Naturalmente il problema non riguarda soltanto l'eventuale ritorno
al governo di Monti con la sua agenda. Riguarda più ancorai partiti
come Pde Sel, che le elezioni potrebbero pure vincerle, ma che hanno dichiarato
di voler rispettare nell'insieme l'agenda in parola. Sono essi per primi
a dover scegliere la strada per uscire dalle strettoie attuali. Da un lato
si profila una grave regressione sociale e politica, oltre che economica,
indotta dalla ricerca coattiva del mezzo per ripagare un debito ormai impagabile.
Dall'altro bisogna riconoscere questa sgradevole realtà, e aprire
con decisione una trattativa su scala europea per trovare modi meno iniqui
socialmente per uscire dall'impasse del debito pubblico, il che non riguarda
ovviamente solo l'Italia. Un riconoscimento al quale potrebbe seguire la
ricerca dei modi per superare una contraddizione in verità non più
tollerabile: una Bce che presta migliaia di miliardi alle banche (lo ha
fatto, per citare un solo caso, tra novembre 2011 e febbraio 2012) all'1
per cento, ma non può fare altrettanto con gli stati.

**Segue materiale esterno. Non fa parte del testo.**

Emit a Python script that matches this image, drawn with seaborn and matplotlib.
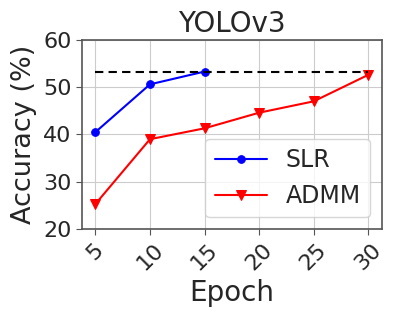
import numpy as np
import pandas as pd
import matplotlib
matplotlib.use("Agg")
import matplotlib.pyplot as plt
import seaborn as sns

sns.set_style("whitegrid")
plt.rcParams["font.family"] = ["DejaVu Sans"]

slr_epoch = [5, 10, 15]
slr_acc = [40.5, 50.6, 53.3]
admm_epoch = [5, 10, 15, 20, 25, 30]
admm_acc = [25.3, 39.0, 41.3, 44.6, 47.0, 52.6]
baseline = 53.3

fig = plt.figure(figsize=(3.99, 3.19), dpi=100)
ax = fig.add_axes([0.205, 0.282, 0.752, 0.593])

sns.lineplot(x=slr_epoch, y=slr_acc, color="blue", marker="o", markersize=5.5,
             markeredgecolor="blue", linewidth=1.5, label="SLR", ax=ax)
sns.lineplot(x=admm_epoch, y=admm_acc, color="red", marker="v", markersize=6.5,
             markeredgecolor="red", linewidth=1.5, label="ADMM", ax=ax)
ax.plot([5, 30], [baseline, baseline], color="black", linestyle="--", linewidth=1.5, dashes=(4, 2.5))

ax.set_ylim(20, 60)
ax.set_yticks([20, 30, 40, 50, 60])
ax.set_xticks([5, 10, 15, 20, 25, 30])
ax.set_xlim(3.75, 31.25)
ax.tick_params(axis="both", labelsize=16, length=4, color="#555555", bottom=True, left=True)
plt.setp(ax.get_xticklabels(), rotation=45)
ax.set_xlabel("Epoch", fontsize=20)
ax.set_ylabel("Accuracy (%)", fontsize=19.5)
ax.set_title("YOLOv3", fontsize=20)
for s in ax.spines.values():
    s.set_color("#555555")
    s.set_linewidth(1.2)
ax.grid(True, color="#cccccc", linewidth=0.8)
ax.legend(loc="lower right", fontsize=17, frameon=True, handlelength=2.2)

fig.savefig("out.png", dpi=100)
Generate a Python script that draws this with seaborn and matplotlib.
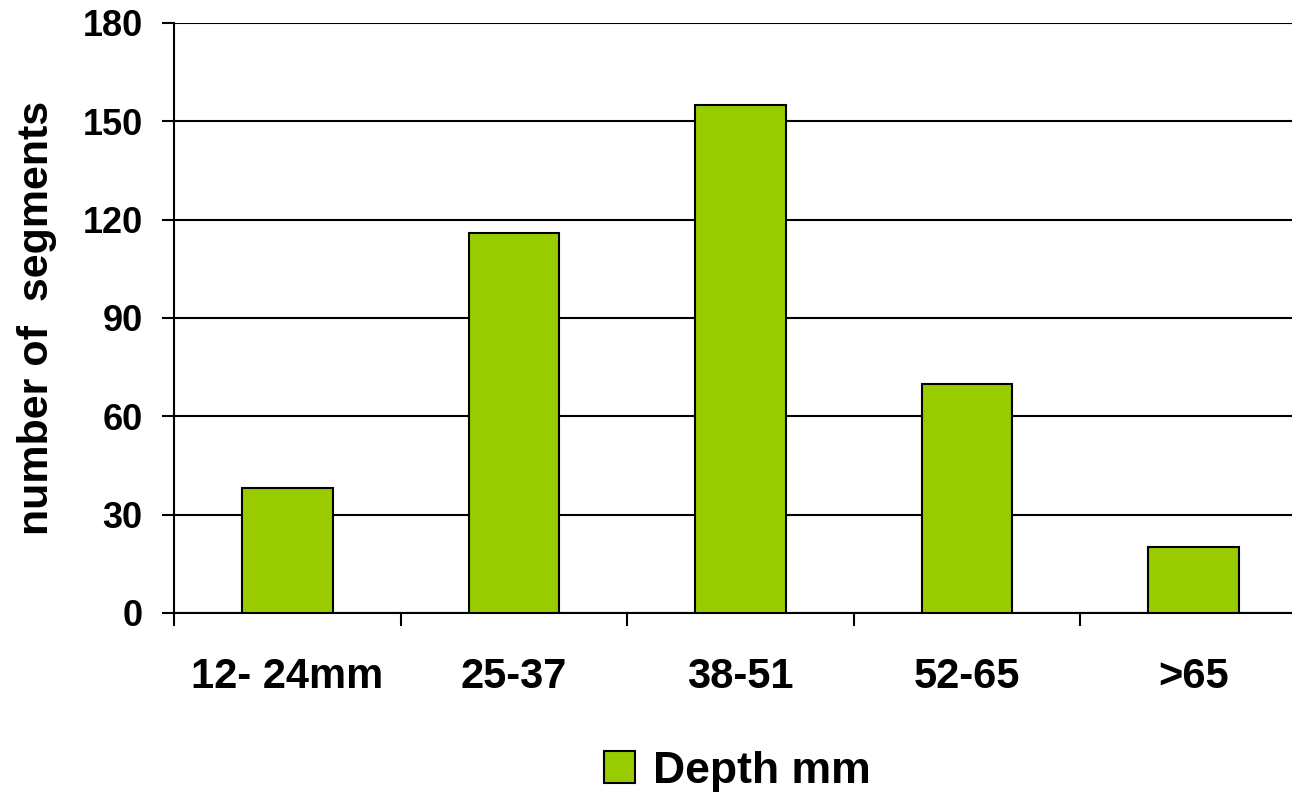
import matplotlib
matplotlib.use("Agg")
import matplotlib.pyplot as plt
import seaborn as sns
import pandas as pd
from matplotlib.ticker import FixedLocator

# Segment counts per depth class
categories = ["12- 24mm", "25-37", "38-51", "52-65", ">65"]
counts = [38, 116, 155, 70, 20]
series_name = "Depth mm"
y_ticks = [0, 30, 60, 90, 120, 150, 180]

df = pd.DataFrame({"depth": categories, "count": counts, "series": series_name})

sns.set_theme(style="white")
plt.rcParams["font.family"] = ["Liberation Sans", "DejaVu Sans"]
plt.rcParams["font.weight"] = "bold"
plt.rcParams["text.color"] = "black"

fig = plt.figure(figsize=(12.92, 7.96), dpi=100)
ax = fig.add_axes([174 / 1292, 183 / 796, 1133 / 1292, 590 / 796])

sns.barplot(data=df, x="depth", y="count", hue="series", palette=["#99CC00"],
            saturation=1, width=0.4, edgecolor="black", linewidth=1.5, ax=ax,
            zorder=3, legend=True)

ax.set_xlim(-0.5, len(categories) - 0.5)
ax.set_ylim(0, 180)
ax.set_yticks(y_ticks)
ax.yaxis.grid(True, color="black", linewidth=1.5, zorder=0)
ax.set_axisbelow(True)

for side in ["top", "right"]:
    ax.spines[side].set_visible(False)
for side in ["left", "bottom"]:
    ax.spines[side].set_color("black")
    ax.spines[side].set_linewidth(1.5)

# category boundaries carry the tick marks
ax.xaxis.set_minor_locator(FixedLocator([i - 0.5 for i in range(len(categories) + 1)]))
ax.tick_params(axis="x", which="major", length=0, pad=32, labelsize=30)
ax.tick_params(axis="x", which="minor", length=9, width=1.5, color="black",
               direction="out", bottom=True)
ax.tick_params(axis="y", which="major", length=8.6, width=1.5, color="black",
               direction="out", left=True, labelsize=26, pad=14)
for lab in ax.get_xticklabels() + ax.get_yticklabels():
    lab.set_fontweight("bold")
    lab.set_color("black")

ax.set_xlabel("")
ax.set_ylabel("number of  segments", fontsize=31, fontweight="bold", color="black")
ax.yaxis.set_label_coords(-0.103, 0.5)

leg = ax.legend(loc="center", bbox_to_anchor=(737 / 1292, 25 / 796),
                bbox_transform=fig.transFigure, frameon=False,
                prop={"size": 32, "weight": "bold"}, handlelength=0.7,
                handleheight=0.7, handletextpad=0.4)
for t in leg.get_texts():
    t.set_color("black")

fig.savefig("out.png", dpi=100)
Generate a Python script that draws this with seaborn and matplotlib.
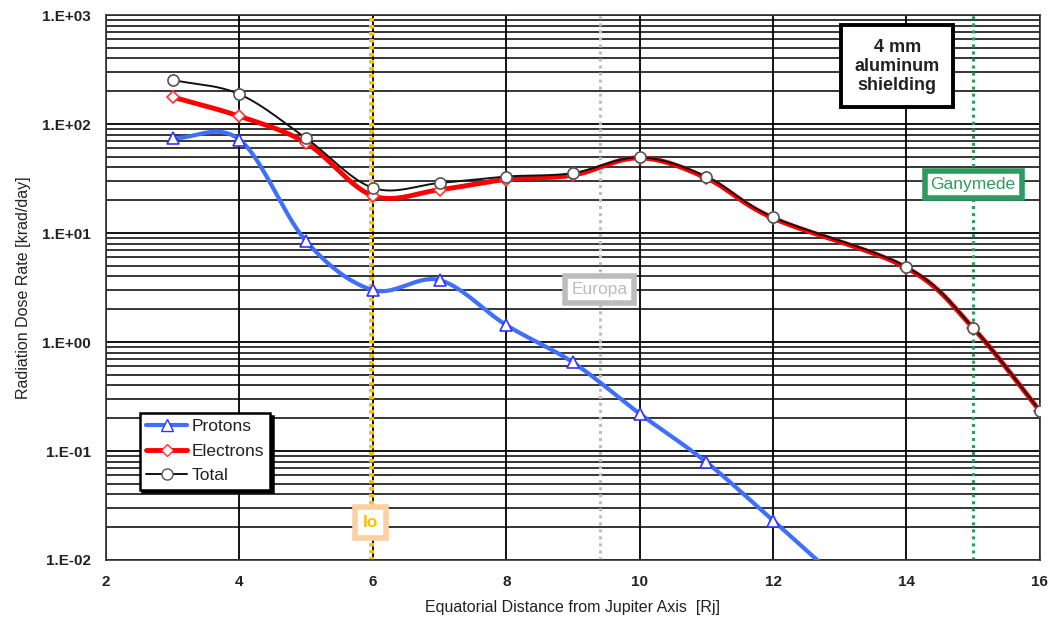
import numpy as np
import pandas as pd
import matplotlib
matplotlib.use("Agg")
import matplotlib.pyplot as plt
import matplotlib.ticker as mticker
import seaborn as sns

# Dose rate behind 4 mm aluminium, krad/day, vs equatorial distance (Rj)
distance = [3, 4, 5, 6, 7, 8, 9, 10, 11, 12, 13]
protons = [74, 72, 8.4, 3.0, 3.7, 1.43, 0.65, 0.22, 0.079, 0.023, 0.0065]

distance_e = [3, 4, 5, 6, 7, 8, 9, 10, 11, 12, 14, 15, 16]
electrons = [177, 118, 67, 22, 25, 31, 34, 49, 32, 13.7, 4.8, 1.34, 0.233]
total = [254, 188, 74, 26, 28.8, 33, 35.5, 49.5, 33, 14, 4.9, 1.35, 0.235]

moons = ["Io", "Europa", "Ganymede"]
moon_distance = [5.97, 9.4, 15.0]
moon_colors = ["#FFC000", "#BDBDBD", "#2E9A5E"]
moon_edge = ["#FCD0A0", "#BDBDBD", "#2E9A5E"]
moon_label_y = [0.022, 3.05, 28]

x_ticks = [2, 4, 6, 8, 10, 12, 14, 16]


def smooth(xs, ys, n=24):
    """Catmull-Rom curve through the points, in log10(y) space."""
    x = np.asarray(xs, float)
    y = np.log10(np.asarray(ys, float))
    px = np.concatenate([[2 * x[0] - x[1]], x, [2 * x[-1] - x[-2]]])
    py = np.concatenate([[2 * y[0] - y[1]], y, [2 * y[-1] - y[-2]]])
    ox, oy = [], []
    for i in range(1, len(px) - 2):
        t = np.linspace(0, 1, n, endpoint=False)
        for arr, out in ((px, ox), (py, oy)):
            p0, p1, p2, p3 = arr[i - 1], arr[i], arr[i + 1], arr[i + 2]
            out.extend(0.5 * ((2 * p1) + (-p0 + p2) * t
                              + (2 * p0 - 5 * p1 + 4 * p2 - p3) * t ** 2
                              + (-p0 + 3 * p1 - 3 * p2 + p3) * t ** 3))
    ox.append(x[-1]); oy.append(y[-1])
    return pd.DataFrame({"x": ox, "y": 10 ** np.asarray(oy)})


sns.set_theme(style="white")
plt.rcParams["font.family"] = ["Liberation Sans", "DejaVu Sans"]

fig = plt.figure(figsize=(10.54, 6.27), dpi=100)
ax = fig.add_axes([0.1006, 0.1069, 0.886, 0.869])
ax.set_yscale("log")
ax.set_xlim(2, 16)
ax.set_ylim(1e-2, 1e3)

# grid: every decade and sub-decade line, plus even x values
ax.yaxis.set_major_locator(mticker.LogLocator(base=10, numticks=10))
ax.yaxis.set_minor_locator(mticker.LogLocator(base=10, subs=np.arange(2, 10), numticks=100))
ax.yaxis.set_major_formatter(mticker.FuncFormatter(lambda v, p: "1.E{:+03d}".format(int(round(np.log10(v))))))
ax.yaxis.set_minor_formatter(mticker.NullFormatter())
ax.set_xticks(x_ticks)
ax.xaxis.set_minor_locator(mticker.MultipleLocator(0.5))
ax.grid(True, which="major", axis="both", color="black", lw=1.3)
ax.grid(True, which="minor", axis="y", color="black", lw=1.1)
ax.set_axisbelow(True)

ax.tick_params(axis="both", which="major", direction="out", length=5, width=1.2,
               color="#222222", labelsize=11, labelcolor="#222222", pad=6)
ax.tick_params(axis="x", which="minor", direction="out", length=4, width=1.2, color="#222222")
ax.tick_params(axis="y", which="minor", length=0)
for lab in ax.get_xticklabels() + ax.get_yticklabels():
    lab.set_fontweight("bold")
for s in ax.spines.values():
    s.set_color("#333333")
    s.set_linewidth(1.2)

# moon orbits
for name, xm, c, ec, ly in zip(moons, moon_distance, moon_colors, moon_edge, moon_label_y):
    if name == "Io":
        ax.axvline(xm, color=c, lw=3.6, ls=(0, (0.7, 0.7)), zorder=2)
        pad = 0.45
    else:
        ax.axvline(xm, color=c, lw=2.2, ls=(0, (1, 1.3)), zorder=2)
        pad = 0.35
    ax.text(xm, ly, name, color=c, fontsize=12.5, ha="center", va="center", zorder=6,
            fontweight="bold" if name == "Io" else "normal",
            bbox=dict(boxstyle=f"square,pad={pad}", fc="white", ec=ec, lw=4))

# smooth curves
curves = [
    (distance, protons, "#3F6FFF", 3.0, "^", "#3333FF", "Protons"),
    (distance_e, electrons, "#FF0000", 3.5, "D", "#FF3333", "Electrons"),
    (distance_e, total, "#111111", 1.4, "o", "#555555", "Total"),
]
handles = []
for i, (xs, ys, col, lw, mk, mec, lab) in enumerate(curves):
    sm = smooth(xs, ys)
    sns.lineplot(data=sm, x="x", y="y", ax=ax, color=col, lw=lw, sort=False,
                 estimator=None, zorder=3 + i, legend=False)
    pts = pd.DataFrame({"x": xs, "y": ys})
    ms = 6 if mk == "D" else 8
    ax.plot(pts["x"], pts["y"], ls="none", marker=mk, ms=ms, mfc="white", mec=mec,
            mew=1.2, zorder=3.5 + i, clip_on=True)
    handles.append(plt.Line2D([], [], color=col, lw=lw, marker=mk, ms=ms,
                              mfc="white", mec=mec, label=lab))

leg = ax.legend(handles=handles, loc="upper left", bbox_to_anchor=(0.036, 0.27),
                frameon=True, fancybox=False, fontsize=12.5, handlelength=2.4,
                handletextpad=0.25, borderpad=0.35, labelspacing=0.55, borderaxespad=0,
                shadow={"color": "black", "alpha": 1.0}, framealpha=1)
leg.get_frame().set_edgecolor("black")
leg.get_frame().set_linewidth(1.8)
leg.set_zorder(10)
for t in leg.get_texts():
    t.set_color("#222222")

ax.text(13.86, 340, "4 mm\naluminum\nshielding", ha="center", va="center",
        fontsize=13, fontweight="bold", color="#222222", linespacing=1.15, zorder=7,
        bbox=dict(boxstyle="square,pad=0.75", fc="white", ec="black", lw=2.8))

ax.set_xlabel("Equatorial Distance from Jupiter Axis  [Rj]", fontsize=11.5, color="#222222", labelpad=8)
ax.set_ylabel("Radiation Dose Rate [krad/day]", fontsize=11.5, color="#222222", labelpad=8)

fig.savefig("out.png", dpi=100, facecolor="white")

Per cui questi vendono obbligazioni alle banche, sulle quali esse percepiscono
interessi tripli o quadrupli. È vero, l'art. 123 del Trattato Ue
vieta alla Bce di prestare denaro direttamente agli Stati. Ma a parte il
fatto che prima o poi tale articolo dovrà essere modificato, posto
che esso fa della Bce l'unica banca centrale al mondo che non può
svolgere le funzioni proprie di una banca centrale, si dovrebbe d'urgenza
porre rimedio a tale inaudita contraddizione. Con il baratro fiscale di
mezzo, la riduzione del debito pubblico a meno della metà è
inconcepibile. Ma se l'Italia, per dire, potesse prendere in prestito dalla
Bce, in forma obbligazionaria o altra, 1000 miliardi al tasso dell'1 per
cento, come han fatto le banche europee nel caso precitato, allora potrebbe
diventarlo. Pensiamoci.
E magari proviamo a spiegare ai cittadini come si pone realmente per
il prossimo futuro la questione del debito pubblico.